Customer service is a top priority for Starbucks, and they understand that proper training, low turnover rates, employee empowerment, and employee satisfaction are all key factors in providing customers the service desired. Not only have they created the staff development model, but the corporate culture has been developed to fully promote a strong working relationship between management and employees, giving the employees the empowerment to provide unsatisfied customers with a free coupon for a coffee no matter what the issue (Thompson et al. 2006).
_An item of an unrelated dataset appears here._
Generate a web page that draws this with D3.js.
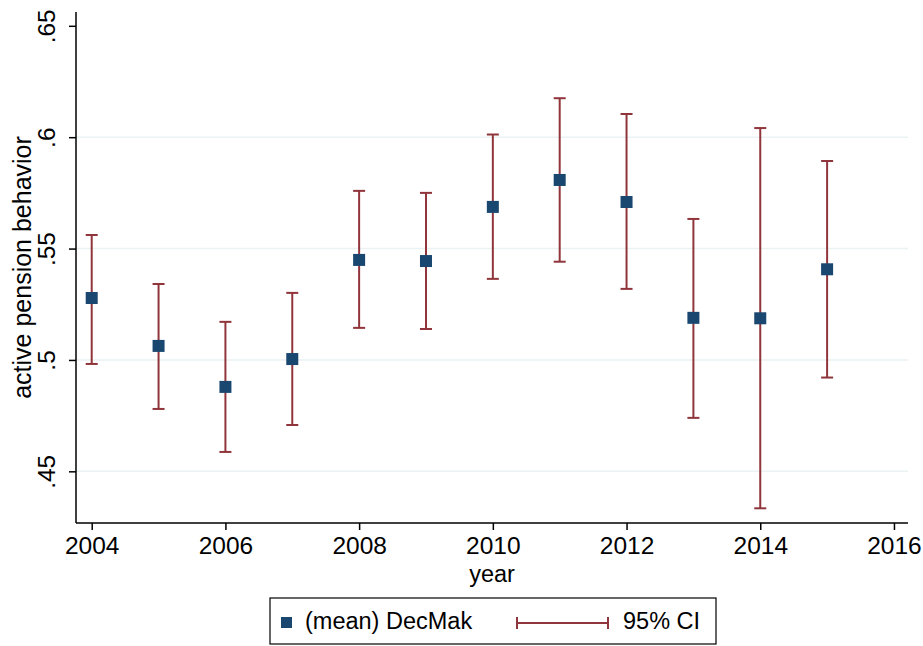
<!DOCTYPE html>
<html>
<head>
<meta charset="utf-8">
<script src="https://cdn.jsdelivr.net/npm/d3@7"></script>
<style>
  body { margin: 0; background: #fff; }
  text { font-family: "Liberation Sans", Arial, Helvetica, sans-serif; fill: #000; }
</style>
</head>
<body>
<script>
'use strict';

// data
const years = [2004, 2005, 2006, 2007, 2008, 2009, 2010, 2011, 2012, 2013, 2014, 2015];
const means = [0.5278, 0.5063, 0.4879, 0.5004, 0.5449, 0.5444, 0.5687, 0.5808, 0.5709, 0.5189, 0.5187, 0.5407];
const upper = [0.5561, 0.5341, 0.5171, 0.5301, 0.5759, 0.5750, 0.6012, 0.6175, 0.6104, 0.5633, 0.6041, 0.5893];
const lower = [0.4982, 0.4780, 0.4587, 0.4708, 0.5144, 0.5139, 0.5364, 0.5441, 0.5319, 0.4740, 0.4334, 0.4921];
const xTicks = [2004, 2006, 2008, 2010, 2012, 2014, 2016];
const yTicks = [0.45, 0.5, 0.55, 0.6, 0.65];

(function() {
    const W = 923, H = 646;
    const plot = { left: 76, right: 908, top: 12, bottom: 523 };
    const navy = '#1a476f', maroon = '#90353b';

    const svg = d3.select('body').append('svg')
        .attr('width', W)
        .attr('height', H);

    const x = d3.scaleLinear()
        .domain([2003.765, 2016.21])
        .range([plot.left, plot.right]);
    const y = d3.scaleLinear()
        .domain([0.4268, 0.6562])
        .range([plot.bottom, plot.top]);

    const rows = years.map((yr, i) => ({ year: yr, mean: means[i], lo: lower[i], hi: upper[i] }));

    // gridlines
    svg.append('g').selectAll('line')
        .data(yTicks.filter(t => t < 0.65))
        .enter().append('line')
        .attr('x1', plot.left).attr('x2', plot.right)
        .attr('y1', d => y(d)).attr('y2', d => y(d))
        .attr('stroke', '#eaf2f3').attr('stroke-width', 1.5);

    // y axis
    const yAxis = d3.axisLeft(y).tickValues(yTicks).tickSize(7)
        .tickFormat(d => d3.format('.2f')(d).replace(/^0/, '').replace(/0$/, ''));
    const gy = svg.append('g')
        .attr('transform', 'translate(' + plot.left + ',0)')
        .call(yAxis);
    gy.select('.domain').attr('d', 'M0,' + plot.top + 'V' + plot.bottom).attr('stroke', '#000').attr('stroke-width', 1.5);
    gy.selectAll('.tick line').attr('stroke', '#000').attr('stroke-width', 1.5);
    gy.selectAll('.tick text')
        .attr('x', null).attr('dy', null)
        .attr('transform', 'translate(-21,0) rotate(-90)')
        .attr('text-anchor', 'middle')
        .style('font-size', '24.5px');

    // x axis
    const xAxis = d3.axisBottom(x).tickValues(xTicks).tickSize(7).tickFormat(d3.format('d'));
    const gx = svg.append('g')
        .attr('transform', 'translate(0,' + plot.bottom + ')')
        .call(xAxis);
    gx.select('.domain').attr('d', 'M' + plot.left + ',0H' + plot.right).attr('stroke', '#000').attr('stroke-width', 1.5);
    gx.selectAll('.tick line').attr('stroke', '#000').attr('stroke-width', 1.5);
    gx.selectAll('.tick text')
        .attr('y', 31).attr('dy', null)
        .style('font-size', '24.5px');

    // axis titles
    svg.append('text')
        .attr('x', (plot.left + plot.right) / 2)
        .attr('y', 582)
        .attr('text-anchor', 'middle')
        .style('font-size', '23.5px')
        .text('year');
    svg.append('text')
        .attr('transform', 'translate(31,' + (plot.top + plot.bottom) / 2 + ') rotate(-90)')
        .attr('text-anchor', 'middle')
        .style('font-size', '25px')
        .text('active pension behavior');

    // CI spikes with caps
    const ci = svg.append('g').attr('stroke', maroon).attr('stroke-width', 2);
    ci.selectAll('.spike')
        .data(rows).enter().append('line')
        .attr('x1', d => x(d.year)).attr('x2', d => x(d.year))
        .attr('y1', d => y(d.lo)).attr('y2', d => y(d.hi));
    ci.selectAll('.caphi')
        .data(rows).enter().append('line')
        .attr('x1', d => x(d.year) - 6).attr('x2', d => x(d.year) + 6)
        .attr('y1', d => y(d.hi)).attr('y2', d => y(d.hi));
    ci.selectAll('.caplo')
        .data(rows).enter().append('line')
        .attr('x1', d => x(d.year) - 6).attr('x2', d => x(d.year) + 6)
        .attr('y1', d => y(d.lo)).attr('y2', d => y(d.lo));

    // mean markers
    svg.append('g').selectAll('rect')
        .data(rows).enter().append('rect')
        .attr('x', d => x(d.year) - 6)
        .attr('y', d => y(d.mean) - 6)
        .attr('width', 12).attr('height', 12)
        .attr('fill', navy);

    // legend
    const lg = svg.append('g');
    lg.append('rect')
        .attr('x', 270).attr('y', 598)
        .attr('width', 446).attr('height', 46)
        .attr('fill', '#fff').attr('stroke', '#000').attr('stroke-width', 1.2);
    lg.append('rect')
        .attr('x', 281).attr('y', 617).attr('width', 11).attr('height', 11)
        .attr('fill', navy);
    lg.append('text')
        .attr('x', 305).attr('y', 629)
        .style('font-size', '23.5px')
        .text('(mean) DecMak');
    lg.append('line')
        .attr('x1', 517).attr('x2', 608).attr('y1', 623).attr('y2', 623)
        .attr('stroke', maroon).attr('stroke-width', 2);
    lg.selectAll('.lcap')
        .data([517, 608]).enter().append('line')
        .attr('x1', d => d).attr('x2', d => d)
        .attr('y1', 617).attr('y2', 629)
        .attr('stroke', maroon).attr('stroke-width', 2);
    lg.append('text')
        .attr('x', 623).attr('y', 629)
        .style('font-size', '23.5px')
        .text('95% CI');
})();
</script>
</body>
</html>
Starbucks has been able to build a brand name that is recognizable around the world which represents quality, style, and customer care. Despite some short fallings in some of Starbuck’s financial decisions, many companies should look at how Starbucks treat their staff, their suppliers and the environment, and make it their vision to develop a business model around the same values. Their growth throughout the United States, and internationally has been unstoppable since the start, which is all due to the belief that every dollar you spend on your employees shows up on the bottom line (Rothman 1993).
The company is growing and there seems to be no stopping it. It just expands dramatically each year and it is offering new services and products to keep the consumer coming back. Their belief in employee benefits and strong labour-management has lead to turnover rate that is far superior to those other companies in the same category as Starbucks. The company quickly realized that the financial cost of employee turnover far outweighs the extra cost of benefits. Combined with solid negotiations with insurance providers, and a younger, healthier work force, Starbucks is able to provide viable coverage at minimal costs (Rothman 1993).
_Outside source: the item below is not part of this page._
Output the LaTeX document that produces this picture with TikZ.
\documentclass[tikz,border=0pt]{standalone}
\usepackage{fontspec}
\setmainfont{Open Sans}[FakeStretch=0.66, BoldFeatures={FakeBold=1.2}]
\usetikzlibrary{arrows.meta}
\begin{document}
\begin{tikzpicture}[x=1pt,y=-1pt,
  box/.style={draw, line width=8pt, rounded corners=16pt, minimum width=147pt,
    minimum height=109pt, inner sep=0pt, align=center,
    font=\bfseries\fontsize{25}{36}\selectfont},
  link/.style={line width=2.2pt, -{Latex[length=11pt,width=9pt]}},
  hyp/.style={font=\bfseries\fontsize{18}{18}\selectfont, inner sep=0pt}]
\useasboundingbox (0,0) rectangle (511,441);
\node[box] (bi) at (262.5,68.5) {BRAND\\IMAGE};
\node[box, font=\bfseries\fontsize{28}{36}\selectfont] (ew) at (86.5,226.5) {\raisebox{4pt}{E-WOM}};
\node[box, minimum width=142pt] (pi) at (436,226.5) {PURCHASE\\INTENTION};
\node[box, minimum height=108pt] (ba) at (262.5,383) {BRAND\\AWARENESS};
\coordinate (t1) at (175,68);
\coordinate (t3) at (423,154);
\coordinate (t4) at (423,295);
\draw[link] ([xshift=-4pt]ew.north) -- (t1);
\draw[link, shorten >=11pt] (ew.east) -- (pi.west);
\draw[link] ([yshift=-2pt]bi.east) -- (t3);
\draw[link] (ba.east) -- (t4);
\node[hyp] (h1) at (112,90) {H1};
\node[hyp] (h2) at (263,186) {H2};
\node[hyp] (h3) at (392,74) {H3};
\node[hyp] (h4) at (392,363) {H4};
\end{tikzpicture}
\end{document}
The advantage that Starbucks has over their competitor is that the value of their employee has existed from the very beginning of the company, unlike others that try to follow management trends and fads.
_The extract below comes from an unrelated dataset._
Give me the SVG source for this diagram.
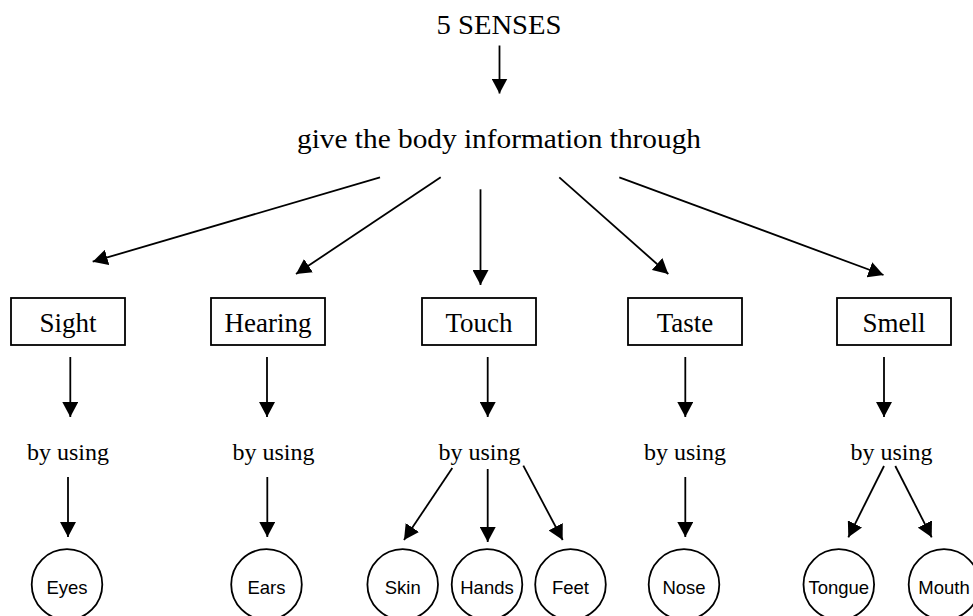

What makes Starbucks truly different than most companies, and the “Best Company to Work For” is their belief in doing what they preach. Many other company have stated similar values, developed equally in-depth training modules, put social and economic responsibilities in their mission statements, and state that their “employees are their greatest resource.” While these companies use these terms and goals only at face value, and do not make the commitment to follow through on their promise for a better company, they in fact neither have the commitment nor the desire to implement a positive work environment which they can be proud of. Very few companies can equate the cost of additional support and training for their employees to the company’s bottom line. More importantly, although such things at additional training have a high short-term cost, they typically have long-term benefits with financial gains.
Despite the recent debate on their move into China, Starbucks has proven that with the correct store placement and motivation, there is no location in the world that they cannot be successful in. Over the next few years it will be important for the company to focus on developing strong relations with these new countries to help facilitate expansion. As companies such as Wal-Mart needed to address the issue of worker relations and unionization in China where there company needed to accept government-sponsored labour relations, so must Starbucks be ready for these outside forces affecting their business model.